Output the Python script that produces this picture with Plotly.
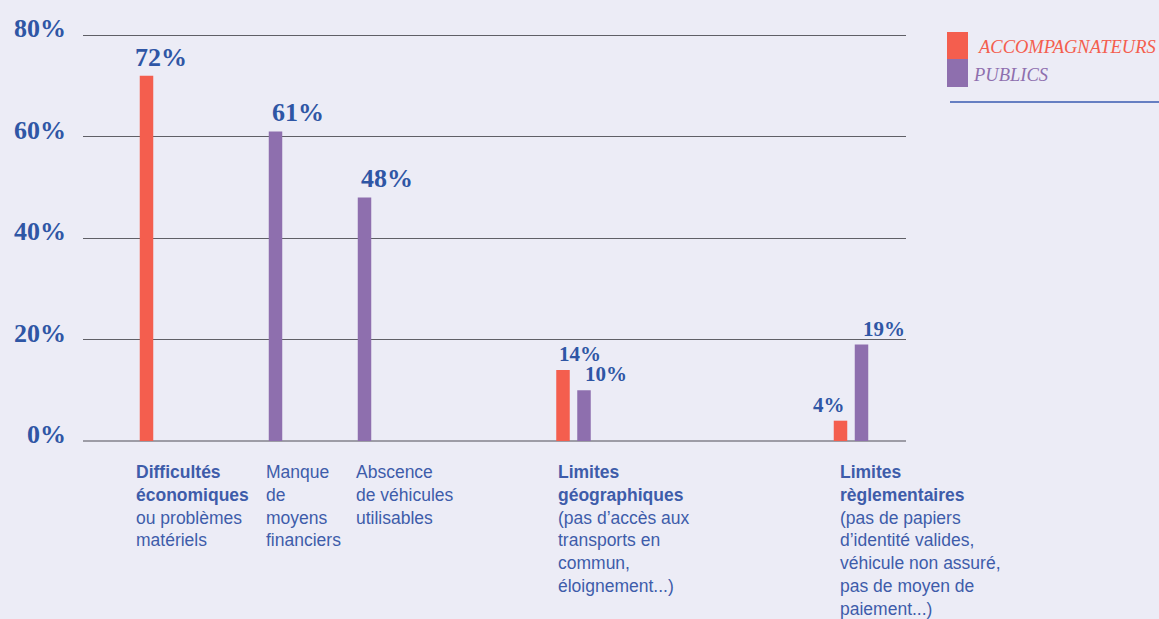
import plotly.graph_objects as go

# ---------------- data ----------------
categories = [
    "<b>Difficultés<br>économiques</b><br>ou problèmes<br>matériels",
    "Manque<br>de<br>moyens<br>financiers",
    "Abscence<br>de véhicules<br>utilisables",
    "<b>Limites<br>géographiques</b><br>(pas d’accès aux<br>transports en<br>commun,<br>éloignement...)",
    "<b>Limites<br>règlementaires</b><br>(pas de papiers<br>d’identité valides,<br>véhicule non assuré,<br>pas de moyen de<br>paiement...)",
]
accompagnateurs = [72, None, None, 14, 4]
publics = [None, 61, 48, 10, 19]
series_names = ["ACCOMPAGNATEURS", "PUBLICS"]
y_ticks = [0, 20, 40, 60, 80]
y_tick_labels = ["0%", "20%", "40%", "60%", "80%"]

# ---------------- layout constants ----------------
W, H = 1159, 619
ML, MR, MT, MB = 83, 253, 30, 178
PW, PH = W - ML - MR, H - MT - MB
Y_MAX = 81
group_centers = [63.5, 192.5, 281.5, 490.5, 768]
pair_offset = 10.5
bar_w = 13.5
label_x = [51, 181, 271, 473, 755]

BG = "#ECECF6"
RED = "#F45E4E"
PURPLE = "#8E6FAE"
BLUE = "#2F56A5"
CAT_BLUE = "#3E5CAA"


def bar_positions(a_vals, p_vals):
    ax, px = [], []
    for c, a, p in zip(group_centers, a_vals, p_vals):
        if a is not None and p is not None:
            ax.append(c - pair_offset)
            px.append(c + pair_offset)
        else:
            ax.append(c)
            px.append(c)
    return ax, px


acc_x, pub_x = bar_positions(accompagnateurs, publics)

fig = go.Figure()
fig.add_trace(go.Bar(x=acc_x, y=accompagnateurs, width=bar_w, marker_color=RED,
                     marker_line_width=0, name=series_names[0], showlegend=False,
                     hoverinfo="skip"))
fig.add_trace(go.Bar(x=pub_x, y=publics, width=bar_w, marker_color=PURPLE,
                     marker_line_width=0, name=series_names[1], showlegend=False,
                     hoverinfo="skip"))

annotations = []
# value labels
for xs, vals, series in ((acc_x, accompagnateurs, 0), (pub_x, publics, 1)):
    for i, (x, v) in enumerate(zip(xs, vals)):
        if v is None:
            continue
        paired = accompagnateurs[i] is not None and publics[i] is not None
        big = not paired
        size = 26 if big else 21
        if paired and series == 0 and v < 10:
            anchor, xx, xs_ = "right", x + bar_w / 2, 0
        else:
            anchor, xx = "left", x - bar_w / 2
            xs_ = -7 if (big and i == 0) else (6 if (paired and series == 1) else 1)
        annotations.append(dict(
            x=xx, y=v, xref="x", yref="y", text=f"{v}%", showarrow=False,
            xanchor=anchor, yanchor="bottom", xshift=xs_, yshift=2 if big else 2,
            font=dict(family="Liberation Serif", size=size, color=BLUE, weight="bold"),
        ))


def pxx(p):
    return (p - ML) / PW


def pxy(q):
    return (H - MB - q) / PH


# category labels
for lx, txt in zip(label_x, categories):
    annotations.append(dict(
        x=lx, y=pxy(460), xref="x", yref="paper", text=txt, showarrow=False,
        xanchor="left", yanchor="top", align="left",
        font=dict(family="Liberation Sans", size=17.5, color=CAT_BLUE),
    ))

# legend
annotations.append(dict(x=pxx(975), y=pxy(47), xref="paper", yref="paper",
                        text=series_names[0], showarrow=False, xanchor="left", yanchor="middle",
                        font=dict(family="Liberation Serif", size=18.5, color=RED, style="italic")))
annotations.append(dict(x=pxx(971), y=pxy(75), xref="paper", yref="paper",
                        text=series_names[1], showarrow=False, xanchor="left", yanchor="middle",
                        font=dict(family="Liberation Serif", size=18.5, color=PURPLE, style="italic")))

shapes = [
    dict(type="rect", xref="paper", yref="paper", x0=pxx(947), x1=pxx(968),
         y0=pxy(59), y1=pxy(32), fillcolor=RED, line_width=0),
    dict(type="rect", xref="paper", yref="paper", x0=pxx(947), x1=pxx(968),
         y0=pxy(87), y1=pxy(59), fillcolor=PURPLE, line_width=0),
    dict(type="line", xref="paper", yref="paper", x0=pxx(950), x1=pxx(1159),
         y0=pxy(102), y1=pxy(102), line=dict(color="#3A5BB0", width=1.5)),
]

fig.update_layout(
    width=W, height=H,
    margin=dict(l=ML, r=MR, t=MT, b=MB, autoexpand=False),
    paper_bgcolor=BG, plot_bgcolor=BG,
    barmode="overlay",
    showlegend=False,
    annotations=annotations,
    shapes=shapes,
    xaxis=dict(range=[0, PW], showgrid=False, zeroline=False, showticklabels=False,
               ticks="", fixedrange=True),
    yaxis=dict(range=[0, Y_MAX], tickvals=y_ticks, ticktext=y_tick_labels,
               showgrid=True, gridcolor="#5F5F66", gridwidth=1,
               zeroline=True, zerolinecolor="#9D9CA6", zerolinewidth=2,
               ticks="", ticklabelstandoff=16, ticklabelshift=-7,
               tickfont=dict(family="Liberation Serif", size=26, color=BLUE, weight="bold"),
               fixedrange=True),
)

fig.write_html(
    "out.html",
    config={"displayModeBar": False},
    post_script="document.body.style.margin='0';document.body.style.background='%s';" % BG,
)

*WRITTEN REQUEST*: Return nothing but the lines running from the start of the data to the line with "return ax, px", please, both ends included and no pictures.

*ANSWER TO THIS TASK*:
Output the Python script that produces this picture with Plotly.
import plotly.graph_objects as go

# ---------------- data ----------------
categories = [
    "<b>Difficultés<br>économiques</b><br>ou problèmes<br>matériels",
    "Manque<br>de<br>moyens<br>financiers",
    "Abscence<br>de véhicules<br>utilisables",
    "<b>Limites<br>géographiques</b><br>(pas d’accès aux<br>transports en<br>commun,<br>éloignement...)",
    "<b>Limites<br>règlementaires</b><br>(pas de papiers<br>d’identité valides,<br>véhicule non assuré,<br>pas de moyen de<br>paiement...)",
]
accompagnateurs = [72, None, None, 14, 4]
publics = [None, 61, 48, 10, 19]
series_names = ["ACCOMPAGNATEURS", "PUBLICS"]
y_ticks = [0, 20, 40, 60, 80]
y_tick_labels = ["0%", "20%", "40%", "60%", "80%"]

# ---------------- layout constants ----------------
W, H = 1159, 619
ML, MR, MT, MB = 83, 253, 30, 178
PW, PH = W - ML - MR, H - MT - MB
Y_MAX = 81
group_centers = [63.5, 192.5, 281.5, 490.5, 768]
pair_offset = 10.5
bar_w = 13.5
label_x = [51, 181, 271, 473, 755]

BG = "#ECECF6"
RED = "#F45E4E"
PURPLE = "#8E6FAE"
BLUE = "#2F56A5"
CAT_BLUE = "#3E5CAA"


def bar_positions(a_vals, p_vals):
    ax, px = [], []
    for c, a, p in zip(group_centers, a_vals, p_vals):
        if a is not None and p is not None:
            ax.append(c - pair_offset)
            px.append(c + pair_offset)
        else:
            ax.append(c)
            px.append(c)
    return ax, px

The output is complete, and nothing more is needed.